Positive industry growth and new technology will drive attendance & engagement at this year’s trade show
by Elizabeth Manning
January 13, 2016

With a construction market that is forecasted by FMI to grow 7 percent in 2016, the annual World of Concrete (WOC) trade show is shaping up to be one of the biggest yet. Held in Las Vegas, Nevada, the trade show will take place Feb. 2-5. Jackie James, show director, said the event is the largest in 7 years, with more than 1,300 exhibitors and over 700,000 square feet of indoor and outdoor space.

“In addition to our existing targeted areas of the show floor, we are introducing a new precast area, which will focus on precast products, technologies and equipment, including coring machines, pipe, manhole and septic tank equipment and more,” James said.

WOC officials expect more than 55,000 professional registrants and many more international attendees, James said. With sustained growth in the industry, attendees should come feeling positive about 2016 and ready to preview and test new 
products, business practices and more.

Exhibitors at the show see several big trends that will affect attendee engagement and booth visits. Bronwyn Gillespie, advertising manager for Allmand Brothers, said low oil prices and high inventory of products in the market could have a 
negative impact on overall engagement. Allmand plans to counteract those trends with its new indirect fire heaters with “iQ control” and a glare-free light offering.

On the other hand, Precision Hayes International sees a growing global construction market as a good sign. “We expect the upward trend to continue, which supports our involvement with these shows,” said Paul Hohensee, marketing and new product development leader for the company. “Better quality corrosion resistance and more finely tuned installation of these systems is something we plan to focus on.”

For Precision Hayes, this will be the second year as an exhibitor at the show.

“Several of our new products will be unveiled at the show—the [designs] of which are driven by building code requirements and infrastructure improvements, both of which have seen several updates in the past year,” Hohensee said.

Indeed, infrastructure should be a hot topic at the show, especially with 2016 being an election year.

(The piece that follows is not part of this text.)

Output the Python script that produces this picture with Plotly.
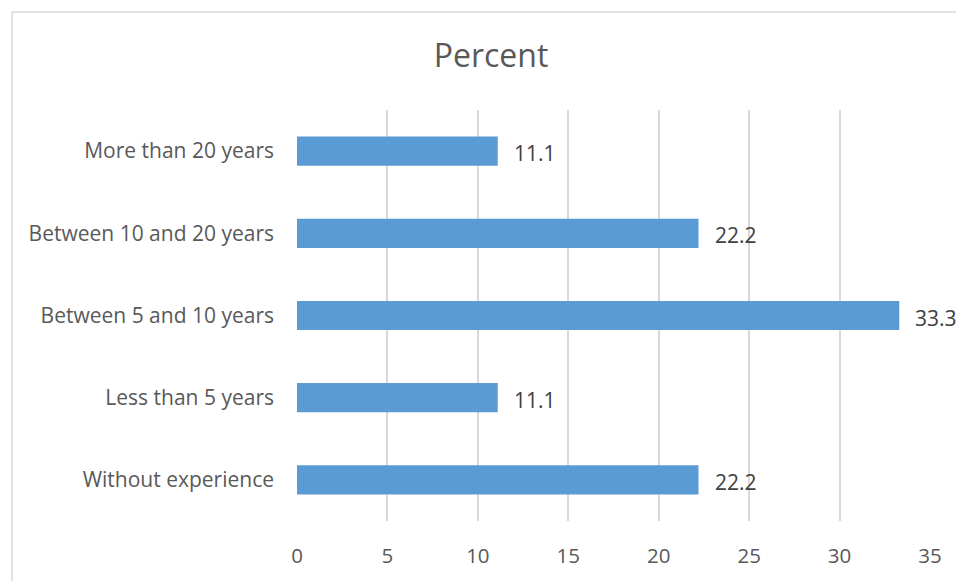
import plotly.graph_objects as go

categories = ["Without experience", "Less than 5 years", "Between 5 and 10 years",
              "Between 10 and 20 years", "More than 20 years"]
values = [22.2, 11.1, 33.3, 22.2, 11.1]
x_ticks = [0, 5, 10, 15, 20, 25, 30, 35]

FONT = "Open Sans"
fig = go.Figure(go.Bar(
    x=values, y=categories, orientation="h",
    marker=dict(color="#5B9BD5", line=dict(width=0)),
    width=0.355, hoverinfo="skip",
))

for v, c in zip(values, categories):
    fig.add_annotation(x=v, y=c, text=f"{v:.1f}", showarrow=False,
                       xanchor="left", xshift=14, yshift=-2,
                       font=dict(family=FONT, size=21, color="#404040"))

top = (581 - 11 - 56) / 415
left = (12 - 297) / 633
fig.add_shape(type="line", xref="paper", yref="paper",
              x0=left, x1=2, y0=top, y1=top,
              line=dict(color="#d9d9d9", width=1.5))
fig.add_shape(type="line", xref="paper", yref="paper",
              x0=left, x1=left, y0=-1, y1=top,
              line=dict(color="#d9d9d9", width=1.5))

fig.update_layout(
    width=956, height=581,
    margin=dict(l=297, r=26, t=110, b=56),
    paper_bgcolor="white", plot_bgcolor="white",
    title=dict(text="Percent", x=491/956, xanchor="center", y=1-56/581, yanchor="middle",
               font=dict(family=FONT, size=32, color="#595959")),
    xaxis=dict(range=[0, 35], tickvals=x_ticks, showgrid=True, gridcolor="#d9d9d9",
               gridwidth=1.5, zeroline=False, showline=False,
               tickfont=dict(family=FONT, size=20.5, color="#595959"),
               ticklabelstandoff=20, fixedrange=True),
    yaxis=dict(showgrid=False, zeroline=False, showline=False,
               categoryorder="array", categoryarray=categories,
               tickfont=dict(family=FONT, size=21, color="#595959"),
               ticklabelstandoff=22, fixedrange=True),
    showlegend=False,
)
fig.write_html("out.html")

Wayne Newitts, marketing director at Dexter + Chaney, said he expects the presidential race to have a positive effect on the industry.

“Because of the election year, we should see continued growth and investment in our overall civil infrastructure, so we can expect increased involvement with our civil contractors who come to the shows,” Newitts said.

The new 5-year transportation bill’s passing is a change that will certainly affect heavy equipment purchases in 2016, according to Aaron Kleingartner, sales and marketing development manager at Doosan. “Construction spending is at its highest level since 2008, according to 
figures provided by the U.S. Census Bureau,” said Kleingartner. “This is a good sign for equipment manufacturers.

This year, at the show, Doosan will introduce its new high-lift DL220-5 wheel loader and its Doosan DX140W-5 wheel excavator with a power tilting coupler.

One of the most-cited trends expected at this year’s show is an increased understanding of technology and the need for different technological innovations.

“Five years ago, cloud computing was a scary term, but it has now reached the tipping point at which it has become an expected and desirable aspect of our world,” Newitts said. “The changing of the guard that is currently happening in the construction industry is only facilitating this complete 180 we are seeing with adoption of 
new technology.”

Dexter + Chaney brings a new product to the table that it hopes will appeal to the new generation of construction leaders: Workflow, a part of the company’s Spectrum software package that revolutionizes how construction workforces 
organize their day-to-day processes.

According to Emily LaChapelle, GPS Insight’s trade show coordinator, the same is true for GPS tracking.

“Whether attendees are at the beginning stages of implementing a fleet management system and are voicing the crucial features of the product, or they are displeased with their current system, the days of moseying the trade show floor have passed,” LaChapelle said. “We are seeing a more educated attendee who has an agenda.”

In addition to three products, GPS Insight Standard, GPS Insight Pro and the company’s new asset tracking offering, the ST-1100 tracking device, GPS Insight is taking on WOC on the heels of a new partnership with Dossier Systems.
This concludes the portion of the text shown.